** START Information provided **

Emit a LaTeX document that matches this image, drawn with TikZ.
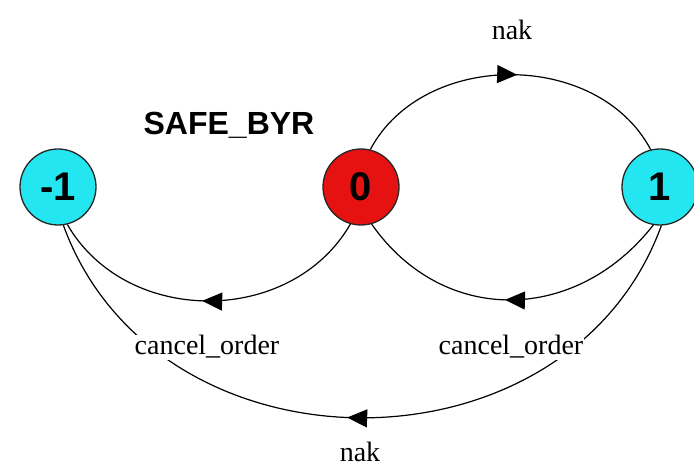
\documentclass[tikz,border=0pt]{standalone}
\usepackage{fontspec}
\setmainfont{Liberation Serif}
\setsansfont{Liberation Sans}
\usetikzlibrary{arrows.meta,decorations.markings}
\definecolor{statecyan}{RGB}{36,230,240}
\definecolor{statered}{RGB}{230,18,18}

\begin{document}
\begin{tikzpicture}[x=1pt,y=1pt,
  state/.style={circle,draw=black!85,line width=1.3pt,minimum size=76pt,inner sep=0pt,
    font=\sffamily\bfseries\fontsize{40}{40}\selectfont},
  trans/.style={line width=1.2pt,postaction={decorate},
    decoration={markings,mark=at position 0.52 with {\arrow{Triangle[length=20pt,width=18pt]}}}},
  lbl/.style={font=\fontsize{28}{28}\selectfont,fill=white,inner sep=1pt,anchor=base}
]
\useasboundingbox (0,0) rectangle (694,468);

\node[state,fill=statecyan] (m1) at (58,281) {-1};
\node[state,fill=statered] (zero) at (361,281) {0};
\node[state,fill=statecyan] (one) at (660,281) {1};

\node[font=\sffamily\bfseries\fontsize{32}{32}\selectfont,anchor=base] (title) at (229,333) {SAFE\_BYR};

% transitions
\draw[trans] (one.-88) .. controls +(-110:273) and +(-70:273) .. (m1.-82);
\draw[trans] (zero.76) .. controls +(62:113) and +(118:113) .. (one.104);
\draw[trans] (zero.-106) .. controls +(-120:118) and +(-60:118) .. (m1.-76);
\draw[trans] (one.-100) .. controls +(-128:125) and +(-55:125) .. (zero.-74);

% labels
\node[lbl] (naktop) at (512,428) {nak};
\node[lbl] (cancelleft) at (207,113) {cancel\_order};
\node[lbl] (cancelright) at (511,113) {cancel\_order};
\node[lbl] (nakbottom) at (360,6) {nak};
\end{tikzpicture}
\end{document}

** END Information provided **

Make an exact copy of all the material, but keep the pictures out of it.

Emit a LaTeX document that matches this image, drawn with TikZ.
\documentclass[tikz,border=0pt]{standalone}
\usepackage{fontspec}
\setmainfont{Liberation Serif}
\setsansfont{Liberation Sans}
\usetikzlibrary{arrows.meta,decorations.markings}
\definecolor{statecyan}{RGB}{36,230,240}
\definecolor{statered}{RGB}{230,18,18}

\begin{document}
\begin{tikzpicture}[x=1pt,y=1pt,
  state/.style={circle,draw=black!85,line width=1.3pt,minimum size=76pt,inner sep=0pt,
    font=\sffamily\bfseries\fontsize{40}{40}\selectfont},
  trans/.style={line width=1.2pt,postaction={decorate},
    decoration={markings,mark=at position 0.52 with {\arrow{Triangle[length=20pt,width=18pt]}}}},
  lbl/.style={font=\fontsize{28}{28}\selectfont,fill=white,inner sep=1pt,anchor=base}
]
\useasboundingbox (0,0) rectangle (694,468);

\node[state,fill=statecyan] (m1) at (58,281) {-1};
\node[state,fill=statered] (zero) at (361,281) {0};
\node[state,fill=statecyan] (one) at (660,281) {1};

\node[font=\sffamily\bfseries\fontsize{32}{32}\selectfont,anchor=base] (title) at (229,333) {SAFE\_BYR};

% transitions
\draw[trans] (one.-88) .. controls +(-110:273) and +(-70:273) .. (m1.-82);
\draw[trans] (zero.76) .. controls +(62:113) and +(118:113) .. (one.104);
\draw[trans] (zero.-106) .. controls +(-120:118) and +(-60:118) .. (m1.-76);
\draw[trans] (one.-100) .. controls +(-128:125) and +(-55:125) .. (zero.-74);

% labels
\node[lbl] (naktop) at (512,428) {nak};
\node[lbl] (cancelleft) at (207,113) {cancel\_order};
\node[lbl] (cancelright) at (511,113) {cancel\_order};
\node[lbl] (nakbottom) at (360,6) {nak};
\end{tikzpicture}
\end{document}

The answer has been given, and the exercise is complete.